Under the holding in the Grommes, Melick and other cases above cited, we hold that defendant was not relieved of his obligation under the lease and the judgment of the municipal court of Chicago is reversed and the cause remanded with directions to reinstate the judgment entered by confession, no complaint having-been made as to the amount of the judgment.
Reversed and remanded with directions.
Concurrence Opinion
specially concurring :•
The authorities support the views stated in the opinion of the Presiding Justice. The point made in the dissenting opinion is not argued in the briefs. I therefore concur in the judgment reversing and remanding.
Dissenting Opinion
dissenting:
While conceding the applicability of the decisions which support paragraph 16 of the lease, in none of them was the point ¡presented or considered as to whether this will prevail against the provisions of the statute. In French v. Willer, 126 Ill. 611, it was held that a power of attorney, in a lease, to' confess judgment in a forcible detainer suit is unauthorized by law and void, the opinion saying (p. 620), “ ‘Parties can not by their contracts vary the procedure in courts of justice prescribed by the statute. ’ ” This has been followed in other decisions in this State.
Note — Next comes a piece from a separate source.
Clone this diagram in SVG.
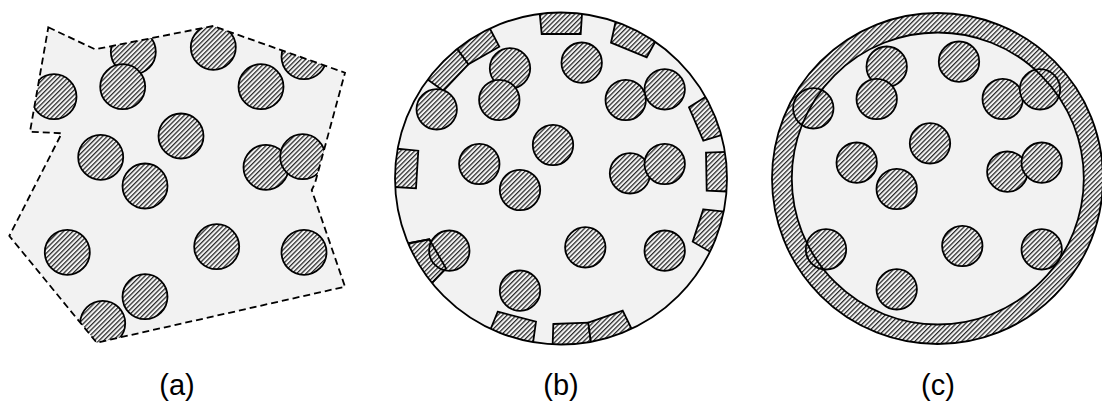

The Forcible Detainer statute (ch. 57, sec. 2), prescribes that the action may be maintained when any lessee holds possession without right “after the determination of the lease ... by notice to quit or otherwise,” and the Landlord and Tenant statute (ch. 80, sec. 8), provides that the landlord may serve notice on the tenant demanding payment of rent and unless payment is made within the time mentioned in the notice ‘ ‘ the lease will be terminated, ’ ’ and if the tenant shall not within the time mentioned pay the rent due, “the landlord may consider the lease ended, and sue for possession under the statute in relation to forcible entry and detainer. . . .” These provisions clearly lay down as a condition of maintaining the action of forcible detainer, the end or termination of the lease in its entirety, and applying the holding in French v. Willer, any provision in the lease inconsistent with the conditions stated in the statute is void.